The travelling stock and the sum representing their proceeds may be left out of consideration, just as if on 31st December 1907 the partners had agreed to withdraw that sum from the partnership accounts and deal with it as a separate fund.
The answer to the question depends on the construction of clause 4 of the agreement. In order to succeed the defendant must establish that the balance sheet up to 31st December 1907 as issued by the managers shows a "sum payable" by the plaintiff "as his share of the loss or liabilities of the stations." For this purpose the balance sheet was, as provided by clause 5, to be made up in the manner theretofore adopted, i.e. carrying forward the balances to credit of profit and loss for the preceding year, and the travelling stock were to be excluded from the calculation.
I think that the term "sum payable" must be read in an extended sense as meaning any sum which, if the partnership had been dissolved on that day, would appear, on taking the accounts, to be chargeable to the plaintiff before he could claim repayment of his capital in full. But this is the widest sense that can be given to it.
As I have already said, the balance sheet so made up showed a divisible profit of about £1,200. It did not, therefore, show any loss or liability of the stations payable by the plaintiff, or any sum which was chargeable to him in favour of the partnership before a return of capital could have been made.
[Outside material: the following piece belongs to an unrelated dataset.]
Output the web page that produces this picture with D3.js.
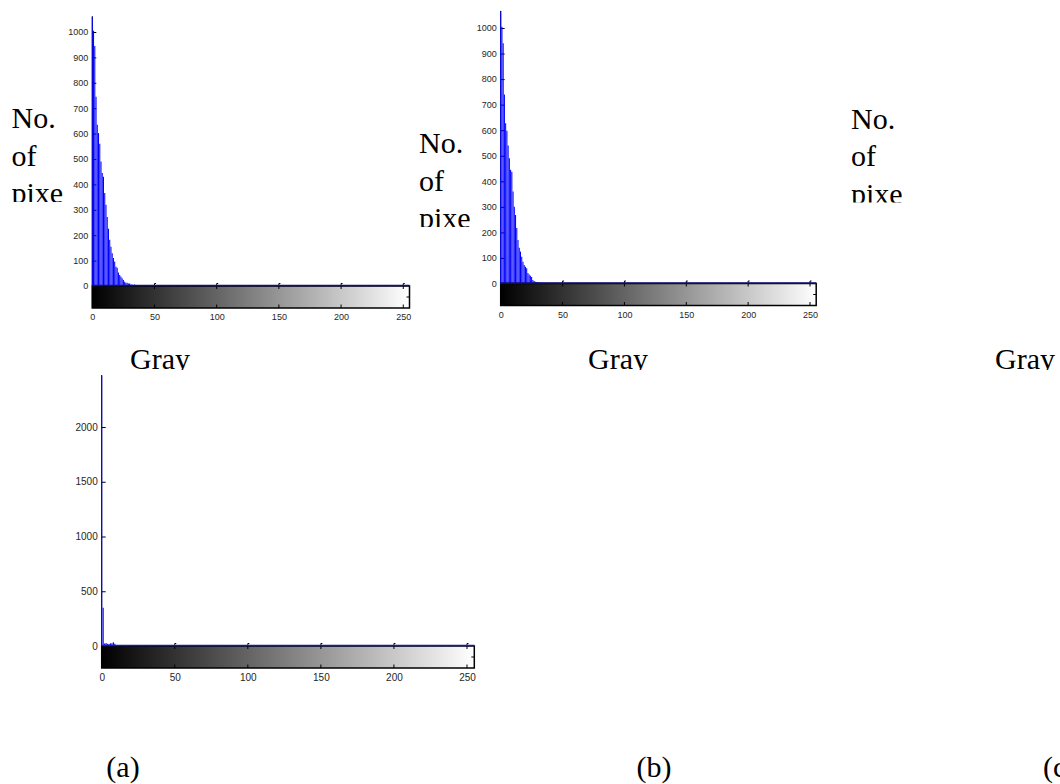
<!DOCTYPE html>
<meta charset="utf-8">
<style>
body { margin: 0; background: #fff; }
.tick text { font: 9px "Liberation Sans", Arial, sans-serif; fill: #262626; }
.lbl { font: 30px "Liberation Serif", "Times New Roman", serif; fill: #000; }
.cap { font: 30px "Liberation Serif", "Times New Roman", serif; fill: #000; }
</style>
<svg width="1060" height="784"></svg>
<script src="https://cdn.jsdelivr.net/npm/d3@7"></script>
<script>

// histogram counts per grey level, starting at level 0 (levels not listed are ~0)
var countsA = [1060, 1005, 945, 745, 635, 602, 560, 490, 445, 430, 366, 320, 272, 225, 182,
               155, 129, 110, 96, 76, 72, 53, 43, 37, 31, 24, 17, 13, 13, 10, 10, 6, 6, 4, 6,
               3, 2, 2, 1, 1, 1];
var countsB = [1067, 1005, 940, 740, 627, 598, 540, 490, 445, 437, 360, 300, 268, 217, 170,
               140, 125, 105, 85, 72, 66, 60, 41, 35, 30, 25, 14, 10, 7, 6, 5, 4, 3, 3, 3, 2, 1];
var countsC = [2470, 350, 22, 28, 20, 18, 24, 26, 34, 20, 8, 6, 5, 5, 4, 4, 3, 3];

var yTicksAB = [0, 100, 200, 300, 400, 500, 600, 700, 800, 900, 1000];
var yTicksC = [0, 500, 1000, 1500, 2000];
var xTicks = [0, 50, 100, 150, 200, 250];
var ylabelLines = ["No.", "of", "pixe"];   // cut short in the figure
var xlabelText = "Gray";
var captions = ["(a)", "(b)", "(c)"];

var svg = d3.select("svg");
svg.append("rect").attr("width", 1060).attr("height", 784).attr("fill", "#fff");

var defs = svg.append("defs");
var grad = defs.append("linearGradient").attr("id", "grey");
grad.append("stop").attr("offset", "0%").attr("stop-color", "#000");
grad.append("stop").attr("offset", "100%").attr("stop-color", "#fff");

// y label in three lines, last line cut at its baseline
function ylabel(id, lx, ly) {
  defs.append("clipPath").attr("id", "clipY" + id)
    .append("rect").attr("width", 1060).attr("height", ly + 2 * 37.5 - 1);
  svg.append("text").attr("class", "lbl")
      .attr("clip-path", "url(#clipY" + id + ")")
    .selectAll("tspan")
    .data(ylabelLines)
    .enter().append("tspan")
      .attr("x", lx)
      .attr("y", function(d, i) { return ly + i * 37.5; })
      .text(function(d) { return d; });
}

// x label, clipped at its baseline
function xlabel(id, lx, ly, anchor) {
  defs.append("clipPath").attr("id", "clipX" + id)
    .append("rect").attr("width", 1060).attr("height", ly + 1);
  svg.append("text").attr("class", "lbl")
      .attr("x", lx).attr("y", ly)
      .attr("text-anchor", anchor)
      .attr("clip-path", "url(#clipX" + id + ")")
      .text(xlabelText);
}

function hist(counts, o) {
  var x = d3.scaleLinear().domain([0, 255]).range([o.left, o.right]);
  var y = d3.scaleLinear().domain([0, o.refVal]).range([o.base, o.refPix]);
  var cbBottom = o.base + 22;
  var g = svg.append("g");

  // colorbar under the axes
  g.append("rect")
      .attr("x", x(0)).attr("y", o.base)
      .attr("width", x(255) - x(0)).attr("height", cbBottom - o.base)
      .attr("fill", "url(#grey)")
      .attr("stroke", "#000").attr("stroke-width", 1.5);
  g.selectAll(".cbtick")
    .data(xTicks.slice(1))
    .enter().append("path")
      .attr("class", "cbtick")
      .attr("d", function(d) {
        return "M" + (x(d) + 1.5) + "," + (o.base - 2.5) + "h-1.5V" + (o.base + 3) +
               "M" + x(d) + "," + cbBottom + "V" + (cbBottom - 3.5);
      })
      .attr("fill", "none")
      .attr("stroke", "#000");
  g.append("path")
      .attr("d", "M" + x(255) + "," + (o.base + 11) + "h-3")
      .attr("stroke", "#000");

  // y axis, ticks pointing inwards
  var ya = g.append("g")
      .attr("transform", "translate(" + x(0) + ",0)")
      .call(d3.axisLeft(y).tickValues(o.yticks).tickSize(-4).tickPadding(4)
            .tickFormat(d3.format("d")));
  ya.select(".domain").remove();
  ya.selectAll("line").attr("stroke", "#000");
  g.append("line")
      .attr("x1", x(0)).attr("x2", x(0))
      .attr("y1", y(o.ymax)).attr("y2", cbBottom)
      .attr("stroke", "#000");

  // stems
  g.selectAll(".stem")
    .data(counts)
    .enter().append("line")
      .attr("class", "stem")
      .attr("x1", function(d, i) { return x(i); })
      .attr("x2", function(d, i) { return x(i); })
      .attr("y1", y(0))
      .attr("y2", function(d) { return y(d); })
      .attr("stroke", "#0000ff")
      .attr("stroke-width", o.sw);

  // stem baseline
  g.append("line")
      .attr("x1", x(0)).attr("x2", x(255))
      .attr("y1", o.base - 0.5).attr("y2", o.base - 0.5)
      .attr("stroke", o.baseColor).attr("stroke-width", 1.4);

  // x tick labels under colorbar
  var xa = g.append("g")
      .attr("transform", "translate(0," + cbBottom + ")")
      .call(d3.axisBottom(x).tickValues(xTicks).tickSize(0).tickPadding(6));
  xa.select(".domain").remove();
  xa.selectAll("text").style("font-size", o.fs + "px");
  ya.selectAll("text").style("font-size", o.fs + "px");
}

hist(countsA, {left: 92.3, right: 409.5, base: 286, refVal: 1000, refPix: 32, ymax: 1062,
               yticks: yTicksAB, sw: 1.05, baseColor: "#10107a", fs: 9});
hist(countsB, {left: 500.7, right: 816.2, base: 283.5, refVal: 1000, refPix: 28, ymax: 1067,
               yticks: yTicksAB, sw: 1.05, baseColor: "#10107a", fs: 9});
hist(countsC, {left: 101.7, right: 474.3, base: 646, refVal: 2000, refPix: 427, ymax: 2475,
               yticks: yTicksC, sw: 1.1, baseColor: "#1a1aa0", fs: 10});

ylabel("a", 11.5, 128);
ylabel("b", 419, 153);
ylabel("c", 851, 128.5);
xlabel("a", 160, 369, "middle");
xlabel("b", 618, 369, "middle");
xlabel("c", 995, 369, "start");

// captions under the figure
var capX = [123, 654, 1043];
svg.selectAll(".cap")
  .data(captions)
  .enter().append("text")
    .attr("class", "cap")
    .attr("x", function(d, i) { return capX[i]; })
    .attr("y", 777)
    .attr("text-anchor", function(d, i) { return i == 2 ? "start" : "middle"; })
    .text(function(d) { return d; });

</script>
This is enough to dispose of the case; but I will refer briefly to the arguments which were addressed to us in support of the judgment appealed from. The main contention was that the sum of £15,000 was the price paid for the plaintiff's one-eighth share in the assets of the partnership, (other than travelling stock) in whatever form they might exist, and including the assets which represented accumulated and undivided profits, and that the language of clause 3 providing that the vendor should be entitled to "all profits up to 31st December, 1907" must consequently be limited to profits for the year 1907, since otherwise he would be paid twice over, not only receiving the amount of the accumulated profits under clause 3, but being also paid for the assets representing them.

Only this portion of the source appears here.